Arif Musa and Collin Bennett, two fourth-year medical students at the Wayne State University School of Medicine, are members of an international team proving that the addition of the common anesthetic lidocaine does not reduce cumulative morphine consumption after spine surgery.
“The increased consumption of opioids for pain management in the United States and the subsequent side effects and dependence has left physicians and patients looking for an alternative. Our research shows that further and more extensive studies using lidocaine as an alternative to opioids for spinal surgery need to be done,” Bennett said.
The study sought to evaluate the role of intravenous lidocaine as a supplemental pain control in patients undergoing spine surgery. The team analyzed data from 235 patients.
“Intravenous lidocaine in spine surgery: A meta-analysis of randomized controlled trials” is included in this month’s edition of the North American Spine Society Journal.
“There was similarly no difference in postoperative pain between patients given lidocaine and the control group. Patients who were administered lidocaine did not have a significantly higher complication rate, such as from nausea, vomiting, pneumonia, delirium or surgical site infection,” Musa said.

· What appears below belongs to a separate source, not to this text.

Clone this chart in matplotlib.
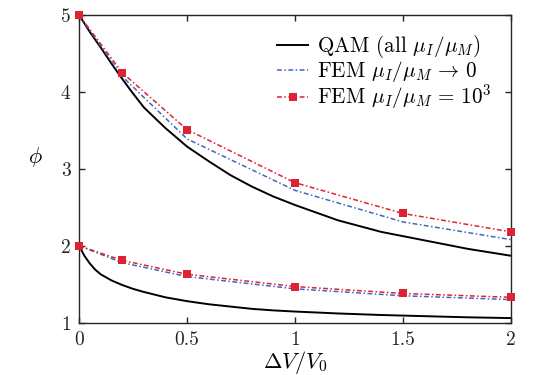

The study was presented at the 2021 American Academy of Neurological Surgeons meeting, the 2021 Detroit Medical Center Quesst Symposium, and the Wayne State University School of Medicine Orthopaedic Surgery Interest Group Clinical Research Showcase in 2020 and 2019, where it was awarded a poster presentation award.

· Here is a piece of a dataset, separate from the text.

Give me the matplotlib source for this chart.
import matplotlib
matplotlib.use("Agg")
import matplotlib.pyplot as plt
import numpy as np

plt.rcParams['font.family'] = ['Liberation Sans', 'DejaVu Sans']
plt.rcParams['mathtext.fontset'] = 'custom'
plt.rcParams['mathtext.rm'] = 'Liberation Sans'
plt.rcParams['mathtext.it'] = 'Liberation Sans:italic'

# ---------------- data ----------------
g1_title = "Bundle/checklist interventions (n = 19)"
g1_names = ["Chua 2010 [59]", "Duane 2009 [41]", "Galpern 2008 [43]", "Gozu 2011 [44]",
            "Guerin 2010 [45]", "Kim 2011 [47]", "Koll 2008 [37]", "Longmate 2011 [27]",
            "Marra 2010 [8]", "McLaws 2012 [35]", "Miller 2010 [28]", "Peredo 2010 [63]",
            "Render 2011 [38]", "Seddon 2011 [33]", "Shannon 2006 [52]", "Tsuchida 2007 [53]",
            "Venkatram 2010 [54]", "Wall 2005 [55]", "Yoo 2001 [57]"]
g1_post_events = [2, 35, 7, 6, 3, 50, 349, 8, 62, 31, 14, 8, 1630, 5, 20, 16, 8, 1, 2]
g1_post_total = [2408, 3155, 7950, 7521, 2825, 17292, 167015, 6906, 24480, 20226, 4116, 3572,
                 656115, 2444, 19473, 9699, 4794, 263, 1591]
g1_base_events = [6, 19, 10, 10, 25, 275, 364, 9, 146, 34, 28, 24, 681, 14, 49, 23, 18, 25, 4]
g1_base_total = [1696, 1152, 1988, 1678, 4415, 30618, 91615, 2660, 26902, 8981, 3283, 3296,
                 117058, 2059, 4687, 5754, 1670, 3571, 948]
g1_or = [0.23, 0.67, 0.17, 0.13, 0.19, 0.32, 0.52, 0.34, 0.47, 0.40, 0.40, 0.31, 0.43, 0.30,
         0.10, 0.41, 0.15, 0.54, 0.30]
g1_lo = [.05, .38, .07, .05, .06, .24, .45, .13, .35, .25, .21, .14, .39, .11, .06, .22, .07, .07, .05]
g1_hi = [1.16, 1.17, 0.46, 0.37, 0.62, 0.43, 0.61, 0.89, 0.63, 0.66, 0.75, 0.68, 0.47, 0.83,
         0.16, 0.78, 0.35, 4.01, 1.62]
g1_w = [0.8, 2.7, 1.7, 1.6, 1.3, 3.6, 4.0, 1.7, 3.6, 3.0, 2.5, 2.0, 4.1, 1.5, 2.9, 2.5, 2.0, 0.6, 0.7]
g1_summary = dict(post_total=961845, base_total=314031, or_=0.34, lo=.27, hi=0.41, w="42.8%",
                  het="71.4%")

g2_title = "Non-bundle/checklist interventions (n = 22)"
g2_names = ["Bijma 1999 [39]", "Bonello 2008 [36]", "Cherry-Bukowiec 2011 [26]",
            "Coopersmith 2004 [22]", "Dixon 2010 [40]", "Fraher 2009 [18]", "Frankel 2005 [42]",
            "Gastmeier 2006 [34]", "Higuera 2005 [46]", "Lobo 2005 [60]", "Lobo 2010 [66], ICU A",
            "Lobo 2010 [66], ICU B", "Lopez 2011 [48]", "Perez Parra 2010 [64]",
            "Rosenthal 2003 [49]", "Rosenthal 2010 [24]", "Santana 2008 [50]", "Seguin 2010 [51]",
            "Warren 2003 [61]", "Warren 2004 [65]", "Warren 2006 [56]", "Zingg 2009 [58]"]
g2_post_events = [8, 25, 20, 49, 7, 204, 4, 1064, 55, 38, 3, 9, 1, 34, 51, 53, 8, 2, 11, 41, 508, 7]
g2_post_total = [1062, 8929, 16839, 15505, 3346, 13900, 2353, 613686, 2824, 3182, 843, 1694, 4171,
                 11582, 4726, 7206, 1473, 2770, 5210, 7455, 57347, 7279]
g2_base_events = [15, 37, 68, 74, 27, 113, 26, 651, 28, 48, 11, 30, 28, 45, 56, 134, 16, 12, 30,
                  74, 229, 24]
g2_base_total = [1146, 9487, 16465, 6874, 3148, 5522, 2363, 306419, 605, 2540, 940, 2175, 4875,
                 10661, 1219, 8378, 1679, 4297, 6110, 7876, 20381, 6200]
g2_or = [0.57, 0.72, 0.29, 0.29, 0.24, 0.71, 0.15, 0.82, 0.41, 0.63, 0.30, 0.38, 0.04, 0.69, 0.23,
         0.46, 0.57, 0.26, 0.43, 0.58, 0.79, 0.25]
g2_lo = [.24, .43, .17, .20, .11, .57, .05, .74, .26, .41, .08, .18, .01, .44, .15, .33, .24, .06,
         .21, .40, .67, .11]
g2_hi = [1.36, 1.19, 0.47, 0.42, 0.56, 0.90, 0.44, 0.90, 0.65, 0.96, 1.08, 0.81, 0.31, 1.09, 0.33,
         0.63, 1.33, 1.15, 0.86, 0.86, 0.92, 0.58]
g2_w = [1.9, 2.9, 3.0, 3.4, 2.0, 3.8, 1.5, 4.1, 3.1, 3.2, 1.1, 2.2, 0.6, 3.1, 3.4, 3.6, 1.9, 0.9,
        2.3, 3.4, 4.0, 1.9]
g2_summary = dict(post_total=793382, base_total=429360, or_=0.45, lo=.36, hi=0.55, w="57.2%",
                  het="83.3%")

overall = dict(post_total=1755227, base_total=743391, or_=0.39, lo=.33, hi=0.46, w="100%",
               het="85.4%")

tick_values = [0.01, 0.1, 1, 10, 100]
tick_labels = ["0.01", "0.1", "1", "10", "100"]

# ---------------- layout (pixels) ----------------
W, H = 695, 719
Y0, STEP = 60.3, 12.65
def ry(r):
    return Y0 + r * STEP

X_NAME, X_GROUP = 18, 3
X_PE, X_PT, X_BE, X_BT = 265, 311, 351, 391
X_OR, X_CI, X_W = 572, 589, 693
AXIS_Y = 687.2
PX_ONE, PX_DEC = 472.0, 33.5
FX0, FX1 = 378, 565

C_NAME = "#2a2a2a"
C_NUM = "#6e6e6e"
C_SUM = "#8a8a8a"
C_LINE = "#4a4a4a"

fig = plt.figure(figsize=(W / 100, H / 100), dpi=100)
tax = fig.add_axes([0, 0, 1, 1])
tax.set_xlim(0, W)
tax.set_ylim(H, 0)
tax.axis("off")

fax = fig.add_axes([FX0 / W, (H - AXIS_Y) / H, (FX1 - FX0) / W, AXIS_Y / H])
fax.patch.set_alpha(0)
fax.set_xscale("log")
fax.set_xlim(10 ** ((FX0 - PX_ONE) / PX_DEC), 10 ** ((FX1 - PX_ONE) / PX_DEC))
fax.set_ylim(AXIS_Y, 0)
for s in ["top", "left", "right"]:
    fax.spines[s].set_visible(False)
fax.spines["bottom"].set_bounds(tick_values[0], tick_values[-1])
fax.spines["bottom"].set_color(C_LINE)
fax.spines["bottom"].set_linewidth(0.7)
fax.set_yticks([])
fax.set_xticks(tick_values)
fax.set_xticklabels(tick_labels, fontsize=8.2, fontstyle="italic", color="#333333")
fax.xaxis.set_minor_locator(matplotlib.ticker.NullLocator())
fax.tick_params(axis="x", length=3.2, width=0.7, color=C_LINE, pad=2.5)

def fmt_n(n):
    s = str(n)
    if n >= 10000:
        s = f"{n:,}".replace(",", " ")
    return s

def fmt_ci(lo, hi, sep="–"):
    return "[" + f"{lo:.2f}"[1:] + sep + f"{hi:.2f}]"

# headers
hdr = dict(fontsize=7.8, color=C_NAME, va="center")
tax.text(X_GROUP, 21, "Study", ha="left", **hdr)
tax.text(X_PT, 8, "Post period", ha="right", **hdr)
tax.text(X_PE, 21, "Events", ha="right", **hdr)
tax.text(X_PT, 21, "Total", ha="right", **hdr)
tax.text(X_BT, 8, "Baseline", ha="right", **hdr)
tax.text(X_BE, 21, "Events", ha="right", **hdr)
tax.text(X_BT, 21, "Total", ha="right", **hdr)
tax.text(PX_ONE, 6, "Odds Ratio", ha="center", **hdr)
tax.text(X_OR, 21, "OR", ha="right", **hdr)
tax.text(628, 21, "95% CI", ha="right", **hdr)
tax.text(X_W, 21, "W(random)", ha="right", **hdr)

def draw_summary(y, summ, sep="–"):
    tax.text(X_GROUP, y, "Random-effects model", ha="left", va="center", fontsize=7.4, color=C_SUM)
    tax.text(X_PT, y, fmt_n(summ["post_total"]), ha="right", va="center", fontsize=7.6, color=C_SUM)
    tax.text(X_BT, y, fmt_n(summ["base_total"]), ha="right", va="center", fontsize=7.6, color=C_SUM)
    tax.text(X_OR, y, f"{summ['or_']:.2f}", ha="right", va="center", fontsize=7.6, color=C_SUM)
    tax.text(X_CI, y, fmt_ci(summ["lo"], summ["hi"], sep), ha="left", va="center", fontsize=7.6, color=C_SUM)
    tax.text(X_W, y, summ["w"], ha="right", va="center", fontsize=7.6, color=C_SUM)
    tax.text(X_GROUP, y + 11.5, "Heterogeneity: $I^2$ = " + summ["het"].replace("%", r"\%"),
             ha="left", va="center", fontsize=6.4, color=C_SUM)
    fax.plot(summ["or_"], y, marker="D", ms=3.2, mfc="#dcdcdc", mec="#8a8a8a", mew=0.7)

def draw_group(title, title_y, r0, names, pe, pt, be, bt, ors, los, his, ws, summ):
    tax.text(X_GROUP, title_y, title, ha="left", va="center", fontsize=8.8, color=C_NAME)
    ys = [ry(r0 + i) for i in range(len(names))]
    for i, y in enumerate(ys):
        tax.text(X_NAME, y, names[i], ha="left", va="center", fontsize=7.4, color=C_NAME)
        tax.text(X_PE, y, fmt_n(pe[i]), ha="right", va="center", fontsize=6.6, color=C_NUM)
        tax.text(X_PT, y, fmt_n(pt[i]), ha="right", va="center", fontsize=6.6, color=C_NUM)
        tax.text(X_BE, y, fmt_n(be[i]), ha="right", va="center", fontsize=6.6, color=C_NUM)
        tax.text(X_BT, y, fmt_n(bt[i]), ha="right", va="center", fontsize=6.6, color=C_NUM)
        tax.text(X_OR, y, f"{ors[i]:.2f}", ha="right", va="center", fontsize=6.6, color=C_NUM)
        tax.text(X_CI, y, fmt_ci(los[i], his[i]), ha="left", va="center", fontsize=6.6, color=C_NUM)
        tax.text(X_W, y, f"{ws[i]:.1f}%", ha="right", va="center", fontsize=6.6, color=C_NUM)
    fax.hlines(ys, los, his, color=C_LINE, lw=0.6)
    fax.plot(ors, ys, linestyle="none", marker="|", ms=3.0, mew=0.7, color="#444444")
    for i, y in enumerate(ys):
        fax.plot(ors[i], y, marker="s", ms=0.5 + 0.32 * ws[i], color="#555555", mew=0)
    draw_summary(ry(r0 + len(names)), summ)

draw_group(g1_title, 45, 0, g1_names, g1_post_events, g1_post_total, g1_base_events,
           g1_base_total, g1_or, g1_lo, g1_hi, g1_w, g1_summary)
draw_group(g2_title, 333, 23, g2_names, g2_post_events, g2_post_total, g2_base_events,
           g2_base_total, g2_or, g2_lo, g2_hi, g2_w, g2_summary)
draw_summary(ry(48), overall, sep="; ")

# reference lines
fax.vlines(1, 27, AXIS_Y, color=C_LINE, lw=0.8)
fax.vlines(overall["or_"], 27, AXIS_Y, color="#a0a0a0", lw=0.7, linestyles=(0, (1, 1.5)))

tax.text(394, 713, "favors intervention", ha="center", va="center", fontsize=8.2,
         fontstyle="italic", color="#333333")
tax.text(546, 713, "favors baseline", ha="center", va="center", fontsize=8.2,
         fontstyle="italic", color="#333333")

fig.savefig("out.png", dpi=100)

Medical students and clinicians from departments of Orthopedic Surgery, Neurological Surgery and Anesthesiology from Michigan, California, Florida and Switzerland teamed up for the study. In addition to Bennett and Musa, team members included Detroit Medical Center Sports Medicine physician Christopher Cooke, M.D.; a medical student from Florida Atlantic University; a medical student and physicians from the University of California Irvine; as well as collaborators from Oroville Hospital General Orthopaedics; University of Michigan Neurosurgery; Neurochirurgie Fathi AG in Switzerland; and Restore Orthopedics and Spine Center in Orange, Calif.